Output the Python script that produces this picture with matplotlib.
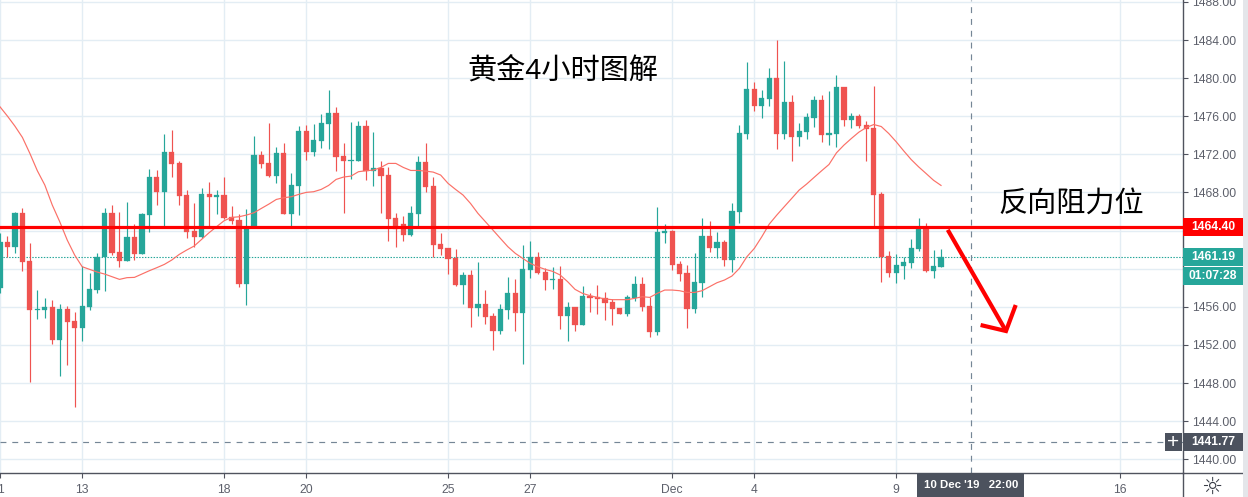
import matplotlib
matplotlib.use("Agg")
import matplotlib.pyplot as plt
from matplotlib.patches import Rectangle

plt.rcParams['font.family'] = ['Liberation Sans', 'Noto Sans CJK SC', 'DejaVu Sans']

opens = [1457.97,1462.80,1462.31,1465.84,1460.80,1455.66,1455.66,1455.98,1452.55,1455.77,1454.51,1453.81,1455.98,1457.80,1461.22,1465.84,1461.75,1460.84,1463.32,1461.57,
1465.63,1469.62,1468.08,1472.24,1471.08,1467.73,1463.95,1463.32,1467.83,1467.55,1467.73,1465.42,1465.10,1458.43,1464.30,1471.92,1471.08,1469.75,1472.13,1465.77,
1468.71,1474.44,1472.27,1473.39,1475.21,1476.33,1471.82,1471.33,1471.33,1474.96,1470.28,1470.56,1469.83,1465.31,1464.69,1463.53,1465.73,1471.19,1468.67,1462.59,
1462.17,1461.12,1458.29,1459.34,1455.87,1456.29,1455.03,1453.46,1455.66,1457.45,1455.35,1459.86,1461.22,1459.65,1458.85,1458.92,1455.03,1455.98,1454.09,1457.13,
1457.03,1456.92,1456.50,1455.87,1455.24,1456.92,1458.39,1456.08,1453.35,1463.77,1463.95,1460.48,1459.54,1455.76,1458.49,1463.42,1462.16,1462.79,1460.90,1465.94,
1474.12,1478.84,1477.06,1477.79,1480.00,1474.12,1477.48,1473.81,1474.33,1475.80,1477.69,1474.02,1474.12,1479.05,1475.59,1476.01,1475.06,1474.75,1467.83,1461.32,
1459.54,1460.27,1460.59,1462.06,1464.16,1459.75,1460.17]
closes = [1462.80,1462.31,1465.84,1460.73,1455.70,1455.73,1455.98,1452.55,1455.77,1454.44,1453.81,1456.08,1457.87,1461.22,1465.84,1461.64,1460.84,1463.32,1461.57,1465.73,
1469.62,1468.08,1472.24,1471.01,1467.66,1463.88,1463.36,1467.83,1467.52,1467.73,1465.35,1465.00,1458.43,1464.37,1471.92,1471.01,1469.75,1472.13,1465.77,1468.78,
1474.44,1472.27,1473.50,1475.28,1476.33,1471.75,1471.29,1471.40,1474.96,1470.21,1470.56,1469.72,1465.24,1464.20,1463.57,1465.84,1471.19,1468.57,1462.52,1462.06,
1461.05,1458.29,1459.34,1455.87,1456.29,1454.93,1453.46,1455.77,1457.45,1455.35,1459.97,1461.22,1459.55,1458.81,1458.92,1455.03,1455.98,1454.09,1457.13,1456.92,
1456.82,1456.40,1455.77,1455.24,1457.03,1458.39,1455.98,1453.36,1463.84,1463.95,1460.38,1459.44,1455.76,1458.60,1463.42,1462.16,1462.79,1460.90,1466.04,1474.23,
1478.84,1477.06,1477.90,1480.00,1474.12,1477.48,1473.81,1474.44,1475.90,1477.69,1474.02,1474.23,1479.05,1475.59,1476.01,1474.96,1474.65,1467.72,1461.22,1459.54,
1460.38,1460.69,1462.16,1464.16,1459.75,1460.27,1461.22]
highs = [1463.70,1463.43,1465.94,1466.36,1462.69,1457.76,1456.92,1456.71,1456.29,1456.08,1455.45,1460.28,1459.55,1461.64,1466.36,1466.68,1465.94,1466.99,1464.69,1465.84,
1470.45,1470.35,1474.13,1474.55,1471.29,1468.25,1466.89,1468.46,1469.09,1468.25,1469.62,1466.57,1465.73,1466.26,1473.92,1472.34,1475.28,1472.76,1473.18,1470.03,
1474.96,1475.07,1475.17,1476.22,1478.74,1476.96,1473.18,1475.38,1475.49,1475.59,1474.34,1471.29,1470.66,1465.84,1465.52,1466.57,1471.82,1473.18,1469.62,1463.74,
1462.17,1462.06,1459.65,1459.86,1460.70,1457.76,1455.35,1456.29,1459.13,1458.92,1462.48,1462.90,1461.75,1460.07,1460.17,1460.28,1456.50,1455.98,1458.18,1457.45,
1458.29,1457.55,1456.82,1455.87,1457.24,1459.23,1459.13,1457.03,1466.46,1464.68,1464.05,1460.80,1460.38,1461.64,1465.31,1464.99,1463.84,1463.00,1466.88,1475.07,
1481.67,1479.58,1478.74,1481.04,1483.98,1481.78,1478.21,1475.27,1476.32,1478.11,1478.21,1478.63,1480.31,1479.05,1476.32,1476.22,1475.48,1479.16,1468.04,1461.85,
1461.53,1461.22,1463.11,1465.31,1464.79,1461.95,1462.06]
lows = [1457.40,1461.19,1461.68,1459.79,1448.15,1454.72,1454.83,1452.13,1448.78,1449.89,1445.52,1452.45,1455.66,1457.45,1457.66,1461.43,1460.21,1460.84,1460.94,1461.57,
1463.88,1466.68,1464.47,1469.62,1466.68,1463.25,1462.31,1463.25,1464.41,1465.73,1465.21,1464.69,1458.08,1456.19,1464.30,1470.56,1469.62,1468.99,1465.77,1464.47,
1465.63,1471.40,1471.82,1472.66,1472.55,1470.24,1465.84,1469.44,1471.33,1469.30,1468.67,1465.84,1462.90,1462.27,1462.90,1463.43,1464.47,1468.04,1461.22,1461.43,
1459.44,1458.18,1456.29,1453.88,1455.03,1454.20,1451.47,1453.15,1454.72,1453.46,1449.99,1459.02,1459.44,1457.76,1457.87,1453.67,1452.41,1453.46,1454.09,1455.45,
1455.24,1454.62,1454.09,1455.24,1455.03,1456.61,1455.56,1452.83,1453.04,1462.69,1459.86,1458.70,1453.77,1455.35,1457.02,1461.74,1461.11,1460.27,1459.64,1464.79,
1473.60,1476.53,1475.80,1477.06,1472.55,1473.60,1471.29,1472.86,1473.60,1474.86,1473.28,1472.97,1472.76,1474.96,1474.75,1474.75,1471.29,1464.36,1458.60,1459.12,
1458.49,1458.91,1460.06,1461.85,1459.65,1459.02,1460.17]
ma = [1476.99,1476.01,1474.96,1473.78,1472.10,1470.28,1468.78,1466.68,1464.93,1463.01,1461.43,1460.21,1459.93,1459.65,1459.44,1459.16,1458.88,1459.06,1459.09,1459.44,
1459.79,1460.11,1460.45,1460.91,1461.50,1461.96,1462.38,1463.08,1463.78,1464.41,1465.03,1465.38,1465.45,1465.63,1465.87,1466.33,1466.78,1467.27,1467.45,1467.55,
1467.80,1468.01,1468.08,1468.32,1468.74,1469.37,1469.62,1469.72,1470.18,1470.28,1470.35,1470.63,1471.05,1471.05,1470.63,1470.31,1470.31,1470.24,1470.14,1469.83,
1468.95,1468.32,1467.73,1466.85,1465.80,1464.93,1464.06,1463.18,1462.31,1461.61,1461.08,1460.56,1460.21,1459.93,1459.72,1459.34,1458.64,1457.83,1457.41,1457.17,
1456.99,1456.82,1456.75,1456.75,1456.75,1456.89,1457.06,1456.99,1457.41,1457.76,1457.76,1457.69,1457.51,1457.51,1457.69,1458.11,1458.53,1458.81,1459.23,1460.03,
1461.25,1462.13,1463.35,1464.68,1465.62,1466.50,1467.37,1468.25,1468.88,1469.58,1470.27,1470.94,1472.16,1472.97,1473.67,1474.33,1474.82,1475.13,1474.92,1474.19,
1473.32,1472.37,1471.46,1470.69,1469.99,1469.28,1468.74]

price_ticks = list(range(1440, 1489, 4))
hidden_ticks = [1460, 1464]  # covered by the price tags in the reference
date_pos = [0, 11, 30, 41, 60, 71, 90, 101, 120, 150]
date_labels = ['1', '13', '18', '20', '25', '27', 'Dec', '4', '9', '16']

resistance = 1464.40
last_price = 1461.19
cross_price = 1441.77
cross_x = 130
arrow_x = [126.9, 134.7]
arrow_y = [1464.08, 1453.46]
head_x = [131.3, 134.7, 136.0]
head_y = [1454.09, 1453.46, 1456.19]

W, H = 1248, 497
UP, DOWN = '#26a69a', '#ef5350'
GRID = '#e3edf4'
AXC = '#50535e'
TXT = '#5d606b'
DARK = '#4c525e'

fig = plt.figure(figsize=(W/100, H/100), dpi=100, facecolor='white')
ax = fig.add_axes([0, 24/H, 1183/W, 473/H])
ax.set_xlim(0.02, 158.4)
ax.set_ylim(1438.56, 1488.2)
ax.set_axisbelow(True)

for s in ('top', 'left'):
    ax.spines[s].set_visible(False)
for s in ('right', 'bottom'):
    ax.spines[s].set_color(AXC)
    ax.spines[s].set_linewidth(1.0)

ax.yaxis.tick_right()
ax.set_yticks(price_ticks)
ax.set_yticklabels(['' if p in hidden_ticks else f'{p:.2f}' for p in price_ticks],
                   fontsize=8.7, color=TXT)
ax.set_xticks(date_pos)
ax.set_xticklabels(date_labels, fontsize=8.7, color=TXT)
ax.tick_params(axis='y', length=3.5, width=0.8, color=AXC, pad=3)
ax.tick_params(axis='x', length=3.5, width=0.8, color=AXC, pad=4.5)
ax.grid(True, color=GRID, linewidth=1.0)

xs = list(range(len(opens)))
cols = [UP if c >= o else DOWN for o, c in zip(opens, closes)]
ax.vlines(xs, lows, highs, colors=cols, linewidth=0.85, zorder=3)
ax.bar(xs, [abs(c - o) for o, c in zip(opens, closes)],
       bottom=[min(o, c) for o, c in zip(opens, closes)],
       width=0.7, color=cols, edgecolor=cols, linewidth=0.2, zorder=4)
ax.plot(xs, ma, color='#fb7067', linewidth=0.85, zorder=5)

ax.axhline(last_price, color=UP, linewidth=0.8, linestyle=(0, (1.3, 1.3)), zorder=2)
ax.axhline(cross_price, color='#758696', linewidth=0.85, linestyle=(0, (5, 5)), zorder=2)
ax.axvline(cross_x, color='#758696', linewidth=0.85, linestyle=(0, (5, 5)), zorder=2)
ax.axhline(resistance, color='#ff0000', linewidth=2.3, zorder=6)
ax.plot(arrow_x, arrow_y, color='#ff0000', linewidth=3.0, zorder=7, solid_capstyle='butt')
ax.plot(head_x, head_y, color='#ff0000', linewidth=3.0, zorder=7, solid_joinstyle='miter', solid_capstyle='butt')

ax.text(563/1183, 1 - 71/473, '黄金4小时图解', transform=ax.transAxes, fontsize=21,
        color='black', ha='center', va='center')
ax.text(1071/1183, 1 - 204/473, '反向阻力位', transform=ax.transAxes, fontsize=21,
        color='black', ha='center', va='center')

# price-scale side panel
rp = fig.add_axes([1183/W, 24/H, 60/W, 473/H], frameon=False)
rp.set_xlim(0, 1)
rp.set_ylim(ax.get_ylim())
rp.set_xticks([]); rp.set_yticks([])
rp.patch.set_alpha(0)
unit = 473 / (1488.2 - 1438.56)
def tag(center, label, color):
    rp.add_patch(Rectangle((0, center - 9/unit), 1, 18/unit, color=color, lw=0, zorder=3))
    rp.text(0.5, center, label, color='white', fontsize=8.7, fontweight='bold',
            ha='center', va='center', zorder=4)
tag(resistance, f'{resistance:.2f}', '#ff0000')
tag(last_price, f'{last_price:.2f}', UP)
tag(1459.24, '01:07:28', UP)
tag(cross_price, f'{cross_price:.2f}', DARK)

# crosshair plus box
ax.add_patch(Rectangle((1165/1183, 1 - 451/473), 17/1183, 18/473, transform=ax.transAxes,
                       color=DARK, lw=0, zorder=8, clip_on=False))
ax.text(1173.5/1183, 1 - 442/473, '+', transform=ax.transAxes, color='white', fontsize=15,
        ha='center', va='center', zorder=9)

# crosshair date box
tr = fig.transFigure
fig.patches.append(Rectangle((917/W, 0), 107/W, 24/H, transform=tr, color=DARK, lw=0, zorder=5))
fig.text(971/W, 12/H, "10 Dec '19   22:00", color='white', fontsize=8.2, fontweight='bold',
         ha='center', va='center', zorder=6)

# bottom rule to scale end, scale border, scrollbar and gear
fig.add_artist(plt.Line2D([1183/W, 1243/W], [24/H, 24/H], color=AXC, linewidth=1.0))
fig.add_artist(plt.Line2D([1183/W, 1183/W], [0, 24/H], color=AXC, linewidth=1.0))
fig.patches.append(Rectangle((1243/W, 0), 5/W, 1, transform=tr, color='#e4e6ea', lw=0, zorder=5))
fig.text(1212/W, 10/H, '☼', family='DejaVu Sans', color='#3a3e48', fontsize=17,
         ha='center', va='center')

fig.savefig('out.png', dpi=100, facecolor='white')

• • •

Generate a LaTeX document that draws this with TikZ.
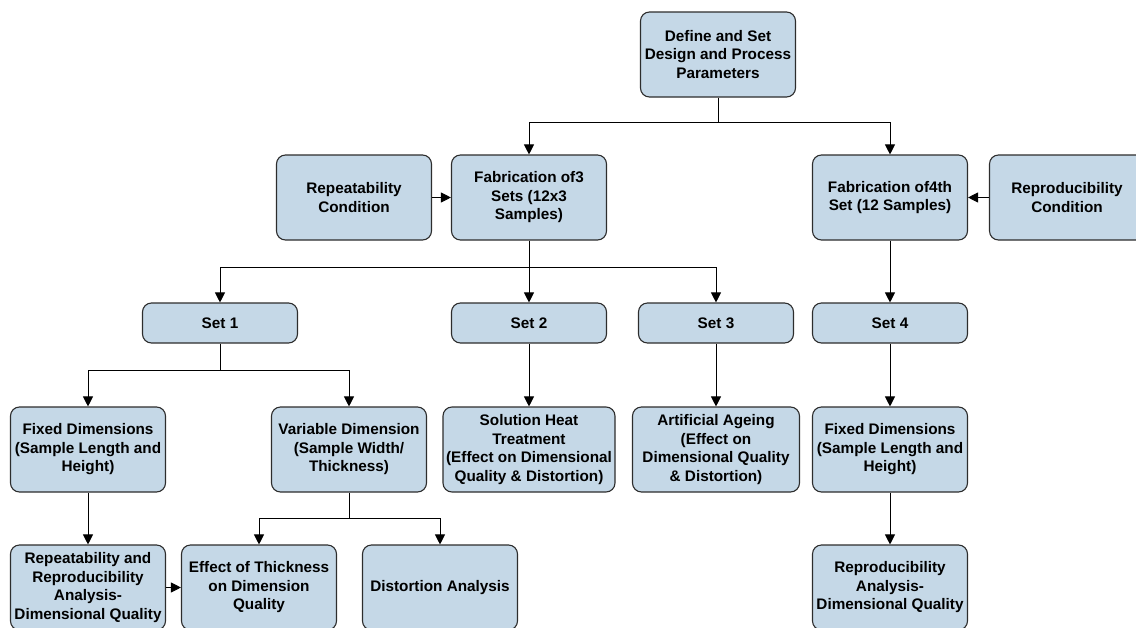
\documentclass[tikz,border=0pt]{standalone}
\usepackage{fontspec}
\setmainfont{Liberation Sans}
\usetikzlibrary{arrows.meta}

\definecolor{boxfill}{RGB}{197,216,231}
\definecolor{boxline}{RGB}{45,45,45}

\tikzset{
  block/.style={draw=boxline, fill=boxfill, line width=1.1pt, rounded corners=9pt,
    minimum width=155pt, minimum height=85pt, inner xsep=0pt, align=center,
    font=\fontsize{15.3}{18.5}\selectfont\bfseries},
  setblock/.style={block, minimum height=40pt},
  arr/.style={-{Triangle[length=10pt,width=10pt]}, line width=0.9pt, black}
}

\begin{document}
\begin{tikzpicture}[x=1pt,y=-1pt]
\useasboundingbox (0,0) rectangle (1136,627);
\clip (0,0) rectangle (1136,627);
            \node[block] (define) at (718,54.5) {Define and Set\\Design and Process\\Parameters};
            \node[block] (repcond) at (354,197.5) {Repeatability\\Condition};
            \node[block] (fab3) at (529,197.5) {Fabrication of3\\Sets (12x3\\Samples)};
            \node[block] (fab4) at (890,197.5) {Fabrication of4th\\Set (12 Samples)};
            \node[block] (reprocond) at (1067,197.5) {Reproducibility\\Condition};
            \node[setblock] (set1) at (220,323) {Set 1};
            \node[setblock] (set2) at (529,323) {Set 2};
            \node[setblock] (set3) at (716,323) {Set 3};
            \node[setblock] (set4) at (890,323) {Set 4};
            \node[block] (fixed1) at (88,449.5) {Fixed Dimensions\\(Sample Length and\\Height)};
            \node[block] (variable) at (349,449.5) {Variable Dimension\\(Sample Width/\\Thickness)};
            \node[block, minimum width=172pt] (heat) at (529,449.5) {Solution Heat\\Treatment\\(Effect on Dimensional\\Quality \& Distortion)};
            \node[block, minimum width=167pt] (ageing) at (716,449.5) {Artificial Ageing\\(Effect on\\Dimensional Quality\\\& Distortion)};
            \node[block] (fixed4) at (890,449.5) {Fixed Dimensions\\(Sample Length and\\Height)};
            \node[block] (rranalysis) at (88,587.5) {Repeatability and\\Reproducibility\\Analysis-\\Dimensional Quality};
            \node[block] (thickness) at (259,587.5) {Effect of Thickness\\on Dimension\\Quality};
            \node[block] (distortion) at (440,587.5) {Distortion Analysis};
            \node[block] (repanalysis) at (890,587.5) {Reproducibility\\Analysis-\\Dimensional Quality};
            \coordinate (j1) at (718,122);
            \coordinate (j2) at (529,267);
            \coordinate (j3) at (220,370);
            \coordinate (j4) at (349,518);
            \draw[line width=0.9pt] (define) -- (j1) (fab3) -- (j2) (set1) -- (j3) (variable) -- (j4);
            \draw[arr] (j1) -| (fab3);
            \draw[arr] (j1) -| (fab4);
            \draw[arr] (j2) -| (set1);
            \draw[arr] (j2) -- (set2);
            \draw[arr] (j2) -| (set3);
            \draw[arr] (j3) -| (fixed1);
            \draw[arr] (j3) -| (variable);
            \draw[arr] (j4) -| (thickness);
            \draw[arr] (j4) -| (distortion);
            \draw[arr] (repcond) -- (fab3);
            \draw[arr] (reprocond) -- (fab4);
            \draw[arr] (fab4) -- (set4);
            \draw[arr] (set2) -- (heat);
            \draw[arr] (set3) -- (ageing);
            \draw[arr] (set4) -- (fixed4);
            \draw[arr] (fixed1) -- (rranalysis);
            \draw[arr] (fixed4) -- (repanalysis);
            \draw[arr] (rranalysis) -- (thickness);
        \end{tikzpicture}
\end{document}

• • •

▶ Written request
Take the stretch from the line containing "Output the Python" through the line containing "plt.rcParams['font.family'] = ['Liberation" and reproduce it exactly, both ends included. Omit the pictures.

▶ Final answer
Output the Python script that produces this picture with matplotlib.
import matplotlib
matplotlib.use("Agg")
import matplotlib.pyplot as plt
from matplotlib.patches import Rectangle

plt.rcParams['font.family'] = ['Liberation Sans', 'Noto Sans CJK SC', 'DejaVu Sans']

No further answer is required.